Request - Write out all the lines again, precisely as they stand, but without the images.

Data lines -
# # # # #

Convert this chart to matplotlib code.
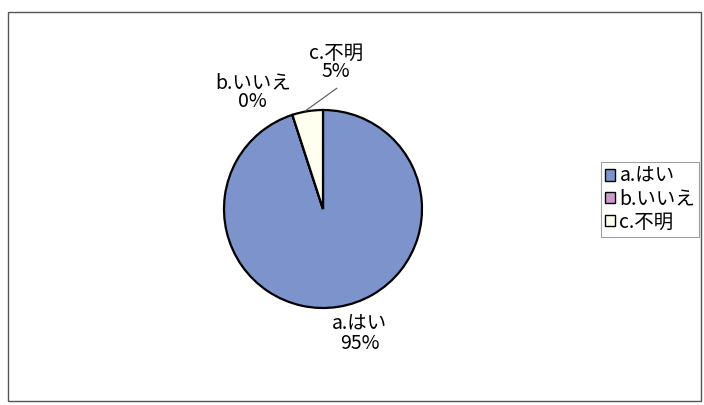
import matplotlib
matplotlib.use("Agg")
import matplotlib.pyplot as plt
from matplotlib.patches import Patch, Rectangle

plt.rcParams['font.family'] = ['Noto Sans CJK JP', 'DejaVu Sans']

# --- data ---
labels = ["a.はい", "b.いいえ", "c.不明"]
values = [95, 0, 5]
colors = ["#7c93cc", "#cc99cc", "#fffff0"]

W, H = 704, 405
fig = plt.figure(figsize=(W / 100, H / 100), dpi=100)

# outer chart frame (px: x 8..701, y 12..401)
fig.add_artist(Rectangle((8 / W, 4 / H), 693 / W, 389 / H, transform=fig.transFigure,
                         fill=False, edgecolor="#555555", lw=1.0))

# pie axes: center ~(323,209) px, radius ~99 px
cx, cy, r = 323, 209, 99
ax = fig.add_axes([(cx - r) / W, (H - cy - r) / H, 2 * r / W, 2 * r / H])
wedges, _ = ax.pie(values, colors=colors, startangle=90, counterclock=False,
                   radius=1.0, wedgeprops=dict(edgecolor="black", linewidth=1.6))
ax.set_xlim(-1, 1); ax.set_ylim(-1, 1)
ax.set_aspect("equal")
ax.axis("off")

# data labels (positions in pie units)
pos = [(0.37, -1.26), (-0.71, 1.18), (0.13, 1.48)]
total = sum(values)
for lab, v, (x, y) in zip(labels, values, pos):
    ax.text(x, y, f"{lab}\n{round(100 * v / total)}%", ha="center", va="center",
            fontsize=14, linespacing=0.85, clip_on=False)

# leader line for c
ax.plot([-0.18, 0.14], [0.99, 1.22], color="#555555", lw=0.8, clip_on=False)

handles = [Patch(facecolor=c, edgecolor="black", lw=1.0) for c in colors]
leg = fig.legend(handles, labels, loc="upper left",
                 bbox_to_anchor=(601 / W, 1 - 162 / H), borderaxespad=0,
                 fontsize=14, handlelength=0.5, handleheight=0.5,
                 handletextpad=0.25, labelspacing=0.1, borderpad=0.2,
                 fancybox=False, edgecolor="#888888")
leg.get_frame().set_linewidth(0.8)

fig.savefig("out.png", dpi=100)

# # # # #

Solution for this problem -
Convert this chart to matplotlib code.
import matplotlib
matplotlib.use("Agg")
import matplotlib.pyplot as plt
from matplotlib.patches import Patch, Rectangle

plt.rcParams['font.family'] = ['Noto Sans CJK JP', 'DejaVu Sans']

# --- data ---
labels = ["a.はい", "b.いいえ", "c.不明"]
values = [95, 0, 5]
colors = ["#7c93cc", "#cc99cc", "#fffff0"]

W, H = 704, 405
fig = plt.figure(figsize=(W / 100, H / 100), dpi=100)

# outer chart frame (px: x 8..701, y 12..401)
fig.add_artist(Rectangle((8 / W, 4 / H), 693 / W, 389 / H, transform=fig.transFigure,
                         fill=False, edgecolor="#555555", lw=1.0))

# pie axes: center ~(323,209) px, radius ~99 px
cx, cy, r = 323, 209, 99
ax = fig.add_axes([(cx - r) / W, (H - cy - r) / H, 2 * r / W, 2 * r / H])
wedges, _ = ax.pie(values, colors=colors, startangle=90, counterclock=False,
                   radius=1.0, wedgeprops=dict(edgecolor="black", linewidth=1.6))
ax.set_xlim(-1, 1); ax.set_ylim(-1, 1)
ax.set_aspect("equal")
ax.axis("off")

# data labels (positions in pie units)
pos = [(0.37, -1.26), (-0.71, 1.18), (0.13, 1.48)]
total = sum(values)
for lab, v, (x, y) in zip(labels, values, pos):
    ax.text(x, y, f"{lab}\n{round(100 * v / total)}%", ha="center", va="center",
            fontsize=14, linespacing=0.85, clip_on=False)

# leader line for c
ax.plot([-0.18, 0.14], [0.99, 1.22], color="#555555", lw=0.8, clip_on=False)

handles = [Patch(facecolor=c, edgecolor="black", lw=1.0) for c in colors]
leg = fig.legend(handles, labels, loc="upper left",
                 bbox_to_anchor=(601 / W, 1 - 162 / H), borderaxespad=0,
                 fontsize=14, handlelength=0.5, handleheight=0.5,
                 handletextpad=0.25, labelspacing=0.1, borderpad=0.2,
                 fancybox=False, edgecolor="#888888")
leg.get_frame().set_linewidth(0.8)

fig.savefig("out.png", dpi=100)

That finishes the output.